(Continued from yesterday)
It was summertime. Again. I had money. For once. Another distraction in an endless series of distractions came into view: preorders for the deluxe edition of Sign O’ the Times. Super deluxe, in fact. Remastered also. With bonus tracks.
Every fanboy bell in my brain went off, cacophonous. And what’s a fanboy if not one of Pavlov’s hounds? I took a deep breath and preordered the set, a birthday gift to myself.
Prince’s unfinished memoirs cite Miles Davis’ belief in two kinds of thinking: truth, and “white bullshit.” The posthumous releases by Prince’s estate are very firmly within the latter camp. So was my purchasing the boxset in the first place. This money wouldn’t go to Prince. This money wouldn’t go to Black people or communities that needed it. It was a cash grab in the era of stimulus checks.
Regret set in. When the boxset finally arrived, I was too soured on how I had come to acquire it all. I had reverted to an eager child, not realizing my own relationship to SOTT had changed. Suffice to say, my love was not reactivated.

Prince was said to despise professional critics. But he enjoyed reading fan’s writings. This speaks to sycophancy as one motor of popular art (or, ‘entertainment’). But it’s also about the fan’s urge to apocrypha. We all have our own schematics. It’s true that no interpreter is really needed.
Songs are almost too tender, too crucial, to write about objectively anyway. And what’s poetry worth to another poem? Writing love songs to love songs: A suspicious practice. Is one’s love intelligible in that way? Or is idolatry meant to be a private tongue?
I’ll be honest: re-listening to SOTT, it still sounds good. But it’s not like it once was. There are other songs I would rather listen to than “Adore” 80 times a day. There are other songs I listened to even as I wrote this essay.
What’s as amusing to me now is SOTT’s many collisions, and the way it shows how things come together. Or don't come together. The ways our best efforts inevitably get misinterpreted, shuffled, or just plain fail—quite a series of signs to receive, no?
Not that I understood such signs at 18, honestly. Why, in my youthful ignorance, was I so possessed to write about music, specifically SOTT? The answer I can only imagine as simple: it was what came loudest from the depths. Commerce, pop star myths, web 2.0’s baby algorithms for finding new music—who can say what brought me to connoisseurship? It doesn’t matter, because The Obsession is always the proof. The Obsession is the proof of pretty much any- and everything, as it proofs whatever is needed at the moment.
Sign does not extend me its infinite warmness anymore. That’s OK. To stop loving a work of art is to acknowledge a change that was necessary, or, at least, inevitable.

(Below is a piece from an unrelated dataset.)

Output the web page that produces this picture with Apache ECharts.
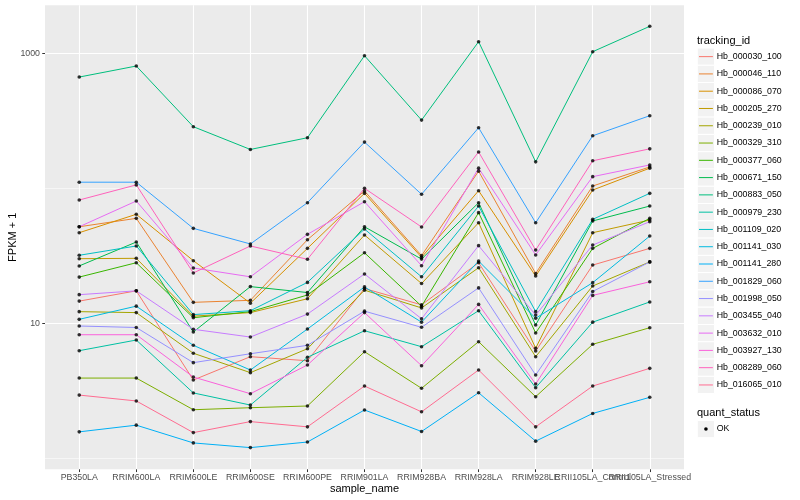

The album itself is Prince’s own kind of coda. Nothing gets a man contemplating “the times” like having to deal with a buncha bullshit. There’s the male brooding again. Not that it’s unwarranted. By the time they were released, SOTT’s love songs not only addressed an ex but some featured her backing vocals. Prince had replaced most of his bandmates. Even Windy and Lisa were gone. Sounds like enough drama for the light funerary mood which pervades the album: the ends of relationships, the end of being single, the ending track as contender for Prince’s most conclusive ballad. Who knows what other private traumas may have filled the air?
The album is still an absolute flex. As I said, it’s an asteroid: solid, beautiful and rough. An earthbound object reminding us of some cosmic love inside. Maybe one day when I’m riding the bus it’ll all come back to me. And I’ll be mesmerized by SOTT again. You never know with music.
I’m a long way from that hot, stuffy bus in Colchester. I would say I’ve progressed…some. But there is knowledge that’s worth keeping not for its utility, but because it shapes a memory. No need to make sagacity out of sentiment. It’s enough to remember the gone-thing warmly, the glow, the same suffuse yellow that Prince turns his back to on the cover of Sign.
My pointless knowledge? The best Black & Milds are the wood tips. I know this because it’s 2010, and my most favorite song in the whole world is a love song. It’s called “Adore.”